- **Objective**:
Retype the material in full, keeping every word the same.

- **Dataset section**:
▬▬▬

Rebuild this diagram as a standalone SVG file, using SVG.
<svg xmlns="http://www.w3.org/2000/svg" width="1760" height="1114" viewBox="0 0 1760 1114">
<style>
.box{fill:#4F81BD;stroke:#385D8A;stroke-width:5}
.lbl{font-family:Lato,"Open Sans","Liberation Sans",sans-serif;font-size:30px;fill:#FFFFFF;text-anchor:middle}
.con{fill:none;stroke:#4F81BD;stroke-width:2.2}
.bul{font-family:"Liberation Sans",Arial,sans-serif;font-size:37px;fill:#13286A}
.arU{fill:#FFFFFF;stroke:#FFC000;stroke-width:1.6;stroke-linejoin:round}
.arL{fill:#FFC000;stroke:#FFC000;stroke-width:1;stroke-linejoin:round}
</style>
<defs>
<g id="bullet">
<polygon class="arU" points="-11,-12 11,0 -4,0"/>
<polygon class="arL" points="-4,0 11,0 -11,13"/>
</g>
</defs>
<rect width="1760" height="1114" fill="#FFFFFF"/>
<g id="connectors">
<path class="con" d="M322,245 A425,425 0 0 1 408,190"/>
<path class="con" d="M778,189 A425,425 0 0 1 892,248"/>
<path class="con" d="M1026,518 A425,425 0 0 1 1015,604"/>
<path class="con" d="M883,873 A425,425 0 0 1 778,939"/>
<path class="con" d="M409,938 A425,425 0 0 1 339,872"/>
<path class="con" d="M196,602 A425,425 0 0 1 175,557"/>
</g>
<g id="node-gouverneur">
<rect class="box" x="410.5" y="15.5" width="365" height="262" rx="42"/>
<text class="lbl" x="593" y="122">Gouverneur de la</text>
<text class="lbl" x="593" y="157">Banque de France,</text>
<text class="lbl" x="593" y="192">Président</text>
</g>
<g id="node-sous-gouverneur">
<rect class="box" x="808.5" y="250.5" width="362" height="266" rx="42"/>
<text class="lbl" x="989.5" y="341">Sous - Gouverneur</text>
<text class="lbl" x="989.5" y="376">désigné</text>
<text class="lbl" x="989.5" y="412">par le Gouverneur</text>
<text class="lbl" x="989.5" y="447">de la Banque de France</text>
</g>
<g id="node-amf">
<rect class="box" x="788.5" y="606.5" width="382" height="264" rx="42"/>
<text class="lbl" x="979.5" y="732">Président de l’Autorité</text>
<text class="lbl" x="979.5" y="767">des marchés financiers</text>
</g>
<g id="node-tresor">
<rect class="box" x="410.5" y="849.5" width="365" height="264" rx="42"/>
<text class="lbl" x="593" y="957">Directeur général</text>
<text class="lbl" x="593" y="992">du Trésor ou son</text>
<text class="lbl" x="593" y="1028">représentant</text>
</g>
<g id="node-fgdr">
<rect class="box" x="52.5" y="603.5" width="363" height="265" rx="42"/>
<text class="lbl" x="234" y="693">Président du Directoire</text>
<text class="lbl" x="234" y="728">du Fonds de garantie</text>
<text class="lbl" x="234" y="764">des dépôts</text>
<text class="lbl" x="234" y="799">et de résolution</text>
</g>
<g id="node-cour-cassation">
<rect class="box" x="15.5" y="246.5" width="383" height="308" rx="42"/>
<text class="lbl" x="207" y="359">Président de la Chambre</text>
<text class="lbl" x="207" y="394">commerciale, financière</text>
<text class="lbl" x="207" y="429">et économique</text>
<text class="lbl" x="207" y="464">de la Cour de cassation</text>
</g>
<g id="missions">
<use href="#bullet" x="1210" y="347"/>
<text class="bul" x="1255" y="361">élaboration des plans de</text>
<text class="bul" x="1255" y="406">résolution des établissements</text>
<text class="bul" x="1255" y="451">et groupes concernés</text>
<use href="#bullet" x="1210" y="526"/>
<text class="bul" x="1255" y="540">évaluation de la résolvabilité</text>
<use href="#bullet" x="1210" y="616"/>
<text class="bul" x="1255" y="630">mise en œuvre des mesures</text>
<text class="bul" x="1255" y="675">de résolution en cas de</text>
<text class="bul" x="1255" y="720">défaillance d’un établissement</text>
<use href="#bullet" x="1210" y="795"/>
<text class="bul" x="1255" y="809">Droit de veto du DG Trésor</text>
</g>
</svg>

▬▬▬

- **Worked solution**:
Rebuild this diagram as a standalone SVG file, using SVG.
<svg xmlns="http://www.w3.org/2000/svg" width="1760" height="1114" viewBox="0 0 1760 1114">
<style>
.box{fill:#4F81BD;stroke:#385D8A;stroke-width:5}
.lbl{font-family:Lato,"Open Sans","Liberation Sans",sans-serif;font-size:30px;fill:#FFFFFF;text-anchor:middle}
.con{fill:none;stroke:#4F81BD;stroke-width:2.2}
.bul{font-family:"Liberation Sans",Arial,sans-serif;font-size:37px;fill:#13286A}
.arU{fill:#FFFFFF;stroke:#FFC000;stroke-width:1.6;stroke-linejoin:round}
.arL{fill:#FFC000;stroke:#FFC000;stroke-width:1;stroke-linejoin:round}
</style>
<defs>
<g id="bullet">
<polygon class="arU" points="-11,-12 11,0 -4,0"/>
<polygon class="arL" points="-4,0 11,0 -11,13"/>
</g>
</defs>
<rect width="1760" height="1114" fill="#FFFFFF"/>
<g id="connectors">
<path class="con" d="M322,245 A425,425 0 0 1 408,190"/>
<path class="con" d="M778,189 A425,425 0 0 1 892,248"/>
<path class="con" d="M1026,518 A425,425 0 0 1 1015,604"/>
<path class="con" d="M883,873 A425,425 0 0 1 778,939"/>
<path class="con" d="M409,938 A425,425 0 0 1 339,872"/>
<path class="con" d="M196,602 A425,425 0 0 1 175,557"/>
</g>
<g id="node-gouverneur">
<rect class="box" x="410.5" y="15.5" width="365" height="262" rx="42"/>
<text class="lbl" x="593" y="122">Gouverneur de la</text>
<text class="lbl" x="593" y="157">Banque de France,</text>
<text class="lbl" x="593" y="192">Président</text>
</g>
<g id="node-sous-gouverneur">
<rect class="box" x="808.5" y="250.5" width="362" height="266" rx="42"/>
<text class="lbl" x="989.5" y="341">Sous - Gouverneur</text>
<text class="lbl" x="989.5" y="376">désigné</text>
<text class="lbl" x="989.5" y="412">par le Gouverneur</text>
<text class="lbl" x="989.5" y="447">de la Banque de France</text>
</g>
<g id="node-amf">
<rect class="box" x="788.5" y="606.5" width="382" height="264" rx="42"/>
<text class="lbl" x="979.5" y="732">Président de l’Autorité</text>
<text class="lbl" x="979.5" y="767">des marchés financiers</text>
</g>
<g id="node-tresor">
<rect class="box" x="410.5" y="849.5" width="365" height="264" rx="42"/>
<text class="lbl" x="593" y="957">Directeur général</text>
<text class="lbl" x="593" y="992">du Trésor ou son</text>
<text class="lbl" x="593" y="1028">représentant</text>
</g>
<g id="node-fgdr">
<rect class="box" x="52.5" y="603.5" width="363" height="265" rx="42"/>
<text class="lbl" x="234" y="693">Président du Directoire</text>
<text class="lbl" x="234" y="728">du Fonds de garantie</text>
<text class="lbl" x="234" y="764">des dépôts</text>
<text class="lbl" x="234" y="799">et de résolution</text>
</g>
<g id="node-cour-cassation">
<rect class="box" x="15.5" y="246.5" width="383" height="308" rx="42"/>
<text class="lbl" x="207" y="359">Président de la Chambre</text>
<text class="lbl" x="207" y="394">commerciale, financière</text>
<text class="lbl" x="207" y="429">et économique</text>
<text class="lbl" x="207" y="464">de la Cour de cassation</text>
</g>
<g id="missions">
<use href="#bullet" x="1210" y="347"/>
<text class="bul" x="1255" y="361">élaboration des plans de</text>
<text class="bul" x="1255" y="406">résolution des établissements</text>
<text class="bul" x="1255" y="451">et groupes concernés</text>
<use href="#bullet" x="1210" y="526"/>
<text class="bul" x="1255" y="540">évaluation de la résolvabilité</text>
<use href="#bullet" x="1210" y="616"/>
<text class="bul" x="1255" y="630">mise en œuvre des mesures</text>
<text class="bul" x="1255" y="675">de résolution en cas de</text>
<text class="bul" x="1255" y="720">défaillance d’un établissement</text>
<use href="#bullet" x="1210" y="795"/>
<text class="bul" x="1255" y="809">Droit de veto du DG Trésor</text>
</g>
</svg>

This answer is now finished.